SOURCE DATA
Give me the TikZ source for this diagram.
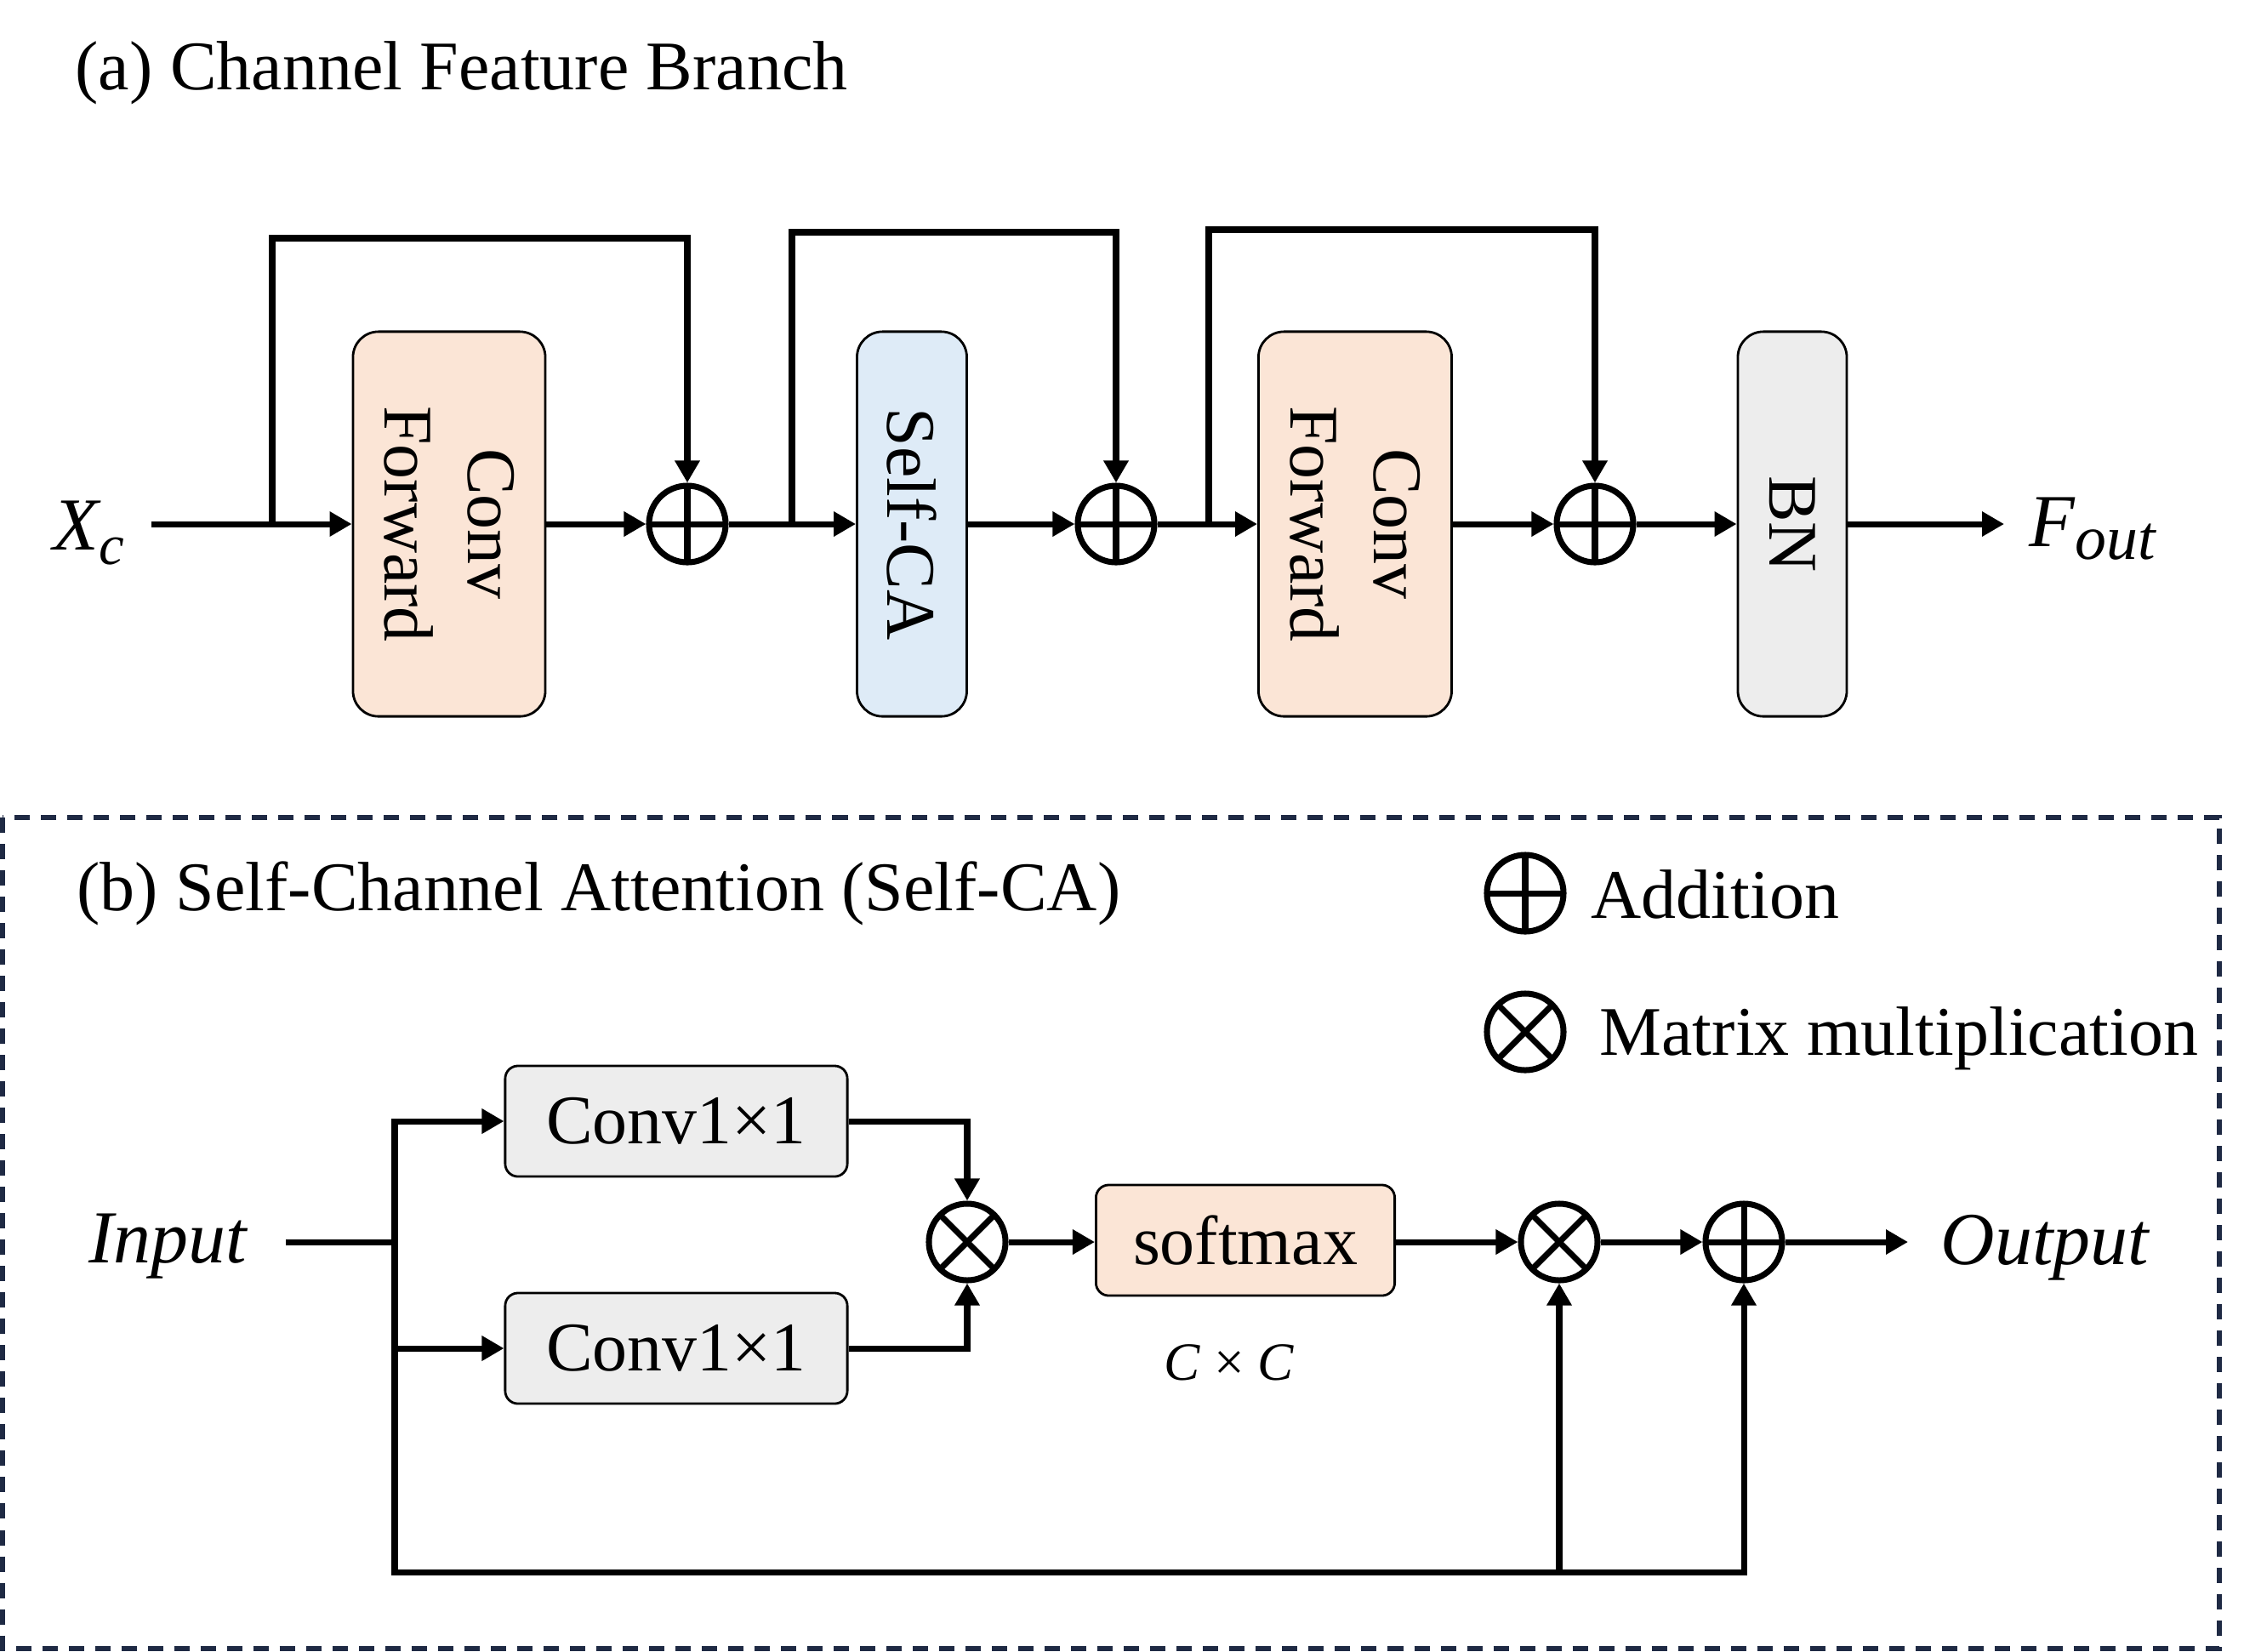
\documentclass[tikz,border=0pt]{standalone}
\usepackage{fontspec}
\setmainfont{Liberation Serif}
\usetikzlibrary{arrows.meta,calc}
\definecolor{peach}{HTML}{FBE5D6}
\definecolor{lblue}{HTML}{DEEBF7}
\definecolor{lgray}{HTML}{EDEDED}
\definecolor{navy}{HTML}{1F2A44}
\begin{document}
\begin{tikzpicture}[x=0.01cm,y=-0.01cm,
  txt/.style={font=\fontsize{23.3pt}{28pt}\selectfont, inner sep=0},
  itl/.style={font=\fontsize{25pt}{30pt}\selectfont\itshape, inner sep=0},
  blk/.style={draw=black, line width=0.8pt, rounded corners=0.3cm, inner sep=0},
  sblk/.style={draw=black, line width=0.8pt, rounded corners=0.15cm, inner sep=0, font=\fontsize{23.3pt}{28pt}\selectfont},
  op/.style={circle, draw, line width=2pt, minimum size=0.9cm, inner sep=0},
  oplus/.style={op, path picture={\draw[line width=2pt] (path picture bounding box.north) -- (path picture bounding box.south) (path picture bounding box.west) -- (path picture bounding box.east);}},
  otimes/.style={op, path picture={\draw[line width=2pt] (path picture bounding box.north west) -- (path picture bounding box.south east) (path picture bounding box.north east) -- (path picture bounding box.south west);}},
  ln/.style={line width=2pt},
  arr/.style={line width=2pt, -{Triangle[length=0.26cm,width=0.28cm]}},
  border/.style={draw=navy, line width=1.5pt, dash pattern=on 0.18cm off 0.13cm},
]
\useasboundingbox (0,0) rectangle (2638,1941);

% ---------- (a) ----------
\node[txt, anchor=base west] (ta) at (88,105) {(a) Channel Feature Branch};

\node[itl, anchor=base west] (xc) at (62,646) {X\raisebox{-0.17cm}{\fontsize{19pt}{19pt}\selectfont c}};
\node[blk, fill=peach, minimum width=2.26cm, minimum height=4.52cm] (cf1) at (528,616) {};
\node[txt, rotate=-90, align=center] (cf1t) at (cf1) {Conv\\Forward};
\node[oplus] (p1) at (808,616) {};
\node[blk, fill=lblue, minimum width=1.29cm, minimum height=4.52cm] (sca) at (1072,616) {};
\node[txt, rotate=-90] (scat) at (sca) {Self-CA};
\node[oplus] (p2) at (1312,616) {};
\node[blk, fill=peach, minimum width=2.27cm, minimum height=4.52cm] (cf2) at (1593,616) {};
\node[txt, rotate=-90, align=center] (cf2t) at (cf2) {Conv\\Forward};
\node[oplus] (p3) at (1875,616) {};
\node[blk, fill=lgray, minimum width=1.28cm, minimum height=4.52cm] (bn) at (2107,616) {};
\node[txt, rotate=-90] (bnt) at (bn) {BN};
\node[itl, anchor=base west] (fout) at (2385,642) {F\raisebox{-0.15cm}{\fontsize{21pt}{21pt}\selectfont out}};

\coordinate (s0) at (178,616);
\coordinate (b1) at (320,616);
\coordinate (b2) at (931,616);
\coordinate (b3) at (1421,616);
\coordinate (fe) at (2356,616);

\draw[arr] (s0) -- (cf1.west);
\draw[arr] (cf1.east) -- (p1.west);
\draw[arr] (p1.east) -- (sca.west);
\draw[arr] (sca.east) -- (p2.west);
\draw[arr] (p2.east) -- (cf2.west);
\draw[arr] (cf2.east) -- (p3.west);
\draw[arr] (p3.east) -- (bn.west);
\draw[arr] (bn.east) -- (fe);
\draw[arr] (b1) -- ++(0,-336) -| (p1.north);
\draw[arr] (b2) -- ++(0,-343) -| (p2.north);
\draw[arr] (b3) -- ++(0,-346) -| (p3.north);

% ---------- (b) ----------
\draw[border] (3,961) rectangle (2609,1938);
\node[txt, anchor=base west] (tb) at (90,1070) {(b) Self-Channel Attention (Self-CA)};
\node[oplus] (lg1) at (1793,1050) {};
\node[txt, anchor=base west] (lg1t) at (1870,1079) {Addition};
\node[otimes] (lg2) at (1793,1213) {};
\node[txt, anchor=base west] (lg2t) at (1880,1240) {Matrix multiplication};

\node[itl, anchor=base] (inp) at (197,1484) {Input};
\node[sblk, fill=lgray, minimum width=4.02cm, minimum height=1.3cm] (c1) at (795,1318) {Conv1×1};
\node[sblk, fill=lgray, minimum width=4.02cm, minimum height=1.3cm] (c2) at (795,1585) {Conv1×1};
\node[otimes] (m1) at (1137,1460) {};
\node[sblk, fill=peach, minimum width=3.51cm, minimum height=1.3cm] (sm) at (1464,1458) {softmax};
\node[font=\fontsize{18pt}{20pt}\selectfont, inner sep=0] (cc) at (1445,1602) {\textit{C} × \textit{C}};
\node[otimes] (m2) at (1833,1460) {};
\node[oplus] (pl) at (2050,1460) {};
\node[itl, anchor=base west] (outp) at (2281,1486) {Output};

\coordinate (i0) at (336,1460);
\coordinate (iv) at (464,1460);
\coordinate (vt) at (464,1318);
\coordinate (vb) at (464,1848);
\coordinate (oe) at (2243,1460);

\draw[ln] (i0) -- (iv);
\draw[arr] (vb) -- (vt) -- (c1.west);
\draw[arr] (vt |- c2.west) -- (c2.west);
\draw[arr] (vt) -- (vb) -| (pl.south);
\draw[arr] (vb -| m2.south) -- (m2.south);
\draw[arr] (c1.east) -| (m1.north);
\draw[arr] (c2.east) -| (m1.south);
\draw[arr] (m1.east) -- (sm.west |- m1.east);
\draw[arr] (sm.east |- m2.west) -- (m2.west);
\draw[arr] (m2.east) -- (pl.west);
\draw[arr] (pl.east) -- (oe);
\end{tikzpicture}
\end{document}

EXERCISE REQUIREMENTS
Reproduce each line exactly, please, except for any pictures.

WRITTEN RESPONSE
Give me the TikZ source for this diagram.
\documentclass[tikz,border=0pt]{standalone}
\usepackage{fontspec}
\setmainfont{Liberation Serif}
\usetikzlibrary{arrows.meta,calc}
\definecolor{peach}{HTML}{FBE5D6}
\definecolor{lblue}{HTML}{DEEBF7}
\definecolor{lgray}{HTML}{EDEDED}
\definecolor{navy}{HTML}{1F2A44}
\begin{document}
\begin{tikzpicture}[x=0.01cm,y=-0.01cm,
  txt/.style={font=\fontsize{23.3pt}{28pt}\selectfont, inner sep=0},
  itl/.style={font=\fontsize{25pt}{30pt}\selectfont\itshape, inner sep=0},
  blk/.style={draw=black, line width=0.8pt, rounded corners=0.3cm, inner sep=0},
  sblk/.style={draw=black, line width=0.8pt, rounded corners=0.15cm, inner sep=0, font=\fontsize{23.3pt}{28pt}\selectfont},
  op/.style={circle, draw, line width=2pt, minimum size=0.9cm, inner sep=0},
  oplus/.style={op, path picture={\draw[line width=2pt] (path picture bounding box.north) -- (path picture bounding box.south) (path picture bounding box.west) -- (path picture bounding box.east);}},
  otimes/.style={op, path picture={\draw[line width=2pt] (path picture bounding box.north west) -- (path picture bounding box.south east) (path picture bounding box.north east) -- (path picture bounding box.south west);}},
  ln/.style={line width=2pt},
  arr/.style={line width=2pt, -{Triangle[length=0.26cm,width=0.28cm]}},
  border/.style={draw=navy, line width=1.5pt, dash pattern=on 0.18cm off 0.13cm},
]
\useasboundingbox (0,0) rectangle (2638,1941);

% ---------- (a) ----------
\node[txt, anchor=base west] (ta) at (88,105) {(a) Channel Feature Branch};

\node[itl, anchor=base west] (xc) at (62,646) {X\raisebox{-0.17cm}{\fontsize{19pt}{19pt}\selectfont c}};
\node[blk, fill=peach, minimum width=2.26cm, minimum height=4.52cm] (cf1) at (528,616) {};
\node[txt, rotate=-90, align=center] (cf1t) at (cf1) {Conv\\Forward};
\node[oplus] (p1) at (808,616) {};
\node[blk, fill=lblue, minimum width=1.29cm, minimum height=4.52cm] (sca) at (1072,616) {};
\node[txt, rotate=-90] (scat) at (sca) {Self-CA};
\node[oplus] (p2) at (1312,616) {};
\node[blk, fill=peach, minimum width=2.27cm, minimum height=4.52cm] (cf2) at (1593,616) {};
\node[txt, rotate=-90, align=center] (cf2t) at (cf2) {Conv\\Forward};
\node[oplus] (p3) at (1875,616) {};
\node[blk, fill=lgray, minimum width=1.28cm, minimum height=4.52cm] (bn) at (2107,616) {};
\node[txt, rotate=-90] (bnt) at (bn) {BN};
\node[itl, anchor=base west] (fout) at (2385,642) {F\raisebox{-0.15cm}{\fontsize{21pt}{21pt}\selectfont out}};

\coordinate (s0) at (178,616);
\coordinate (b1) at (320,616);
\coordinate (b2) at (931,616);
\coordinate (b3) at (1421,616);
\coordinate (fe) at (2356,616);

\draw[arr] (s0) -- (cf1.west);
\draw[arr] (cf1.east) -- (p1.west);
\draw[arr] (p1.east) -- (sca.west);
\draw[arr] (sca.east) -- (p2.west);
\draw[arr] (p2.east) -- (cf2.west);
\draw[arr] (cf2.east) -- (p3.west);
\draw[arr] (p3.east) -- (bn.west);
\draw[arr] (bn.east) -- (fe);
\draw[arr] (b1) -- ++(0,-336) -| (p1.north);
\draw[arr] (b2) -- ++(0,-343) -| (p2.north);
\draw[arr] (b3) -- ++(0,-346) -| (p3.north);

% ---------- (b) ----------
\draw[border] (3,961) rectangle (2609,1938);
\node[txt, anchor=base west] (tb) at (90,1070) {(b) Self-Channel Attention (Self-CA)};
\node[oplus] (lg1) at (1793,1050) {};
\node[txt, anchor=base west] (lg1t) at (1870,1079) {Addition};
\node[otimes] (lg2) at (1793,1213) {};
\node[txt, anchor=base west] (lg2t) at (1880,1240) {Matrix multiplication};

\node[itl, anchor=base] (inp) at (197,1484) {Input};
\node[sblk, fill=lgray, minimum width=4.02cm, minimum height=1.3cm] (c1) at (795,1318) {Conv1×1};
\node[sblk, fill=lgray, minimum width=4.02cm, minimum height=1.3cm] (c2) at (795,1585) {Conv1×1};
\node[otimes] (m1) at (1137,1460) {};
\node[sblk, fill=peach, minimum width=3.51cm, minimum height=1.3cm] (sm) at (1464,1458) {softmax};
\node[font=\fontsize{18pt}{20pt}\selectfont, inner sep=0] (cc) at (1445,1602) {\textit{C} × \textit{C}};
\node[otimes] (m2) at (1833,1460) {};
\node[oplus] (pl) at (2050,1460) {};
\node[itl, anchor=base west] (outp) at (2281,1486) {Output};

\coordinate (i0) at (336,1460);
\coordinate (iv) at (464,1460);
\coordinate (vt) at (464,1318);
\coordinate (vb) at (464,1848);
\coordinate (oe) at (2243,1460);

\draw[ln] (i0) -- (iv);
\draw[arr] (vb) -- (vt) -- (c1.west);
\draw[arr] (vt |- c2.west) -- (c2.west);
\draw[arr] (vt) -- (vb) -| (pl.south);
\draw[arr] (vb -| m2.south) -- (m2.south);
\draw[arr] (c1.east) -| (m1.north);
\draw[arr] (c2.east) -| (m1.south);
\draw[arr] (m1.east) -- (sm.west |- m1.east);
\draw[arr] (sm.east |- m2.west) -- (m2.west);
\draw[arr] (m2.east) -- (pl.west);
\draw[arr] (pl.east) -- (oe);
\end{tikzpicture}
\end{document}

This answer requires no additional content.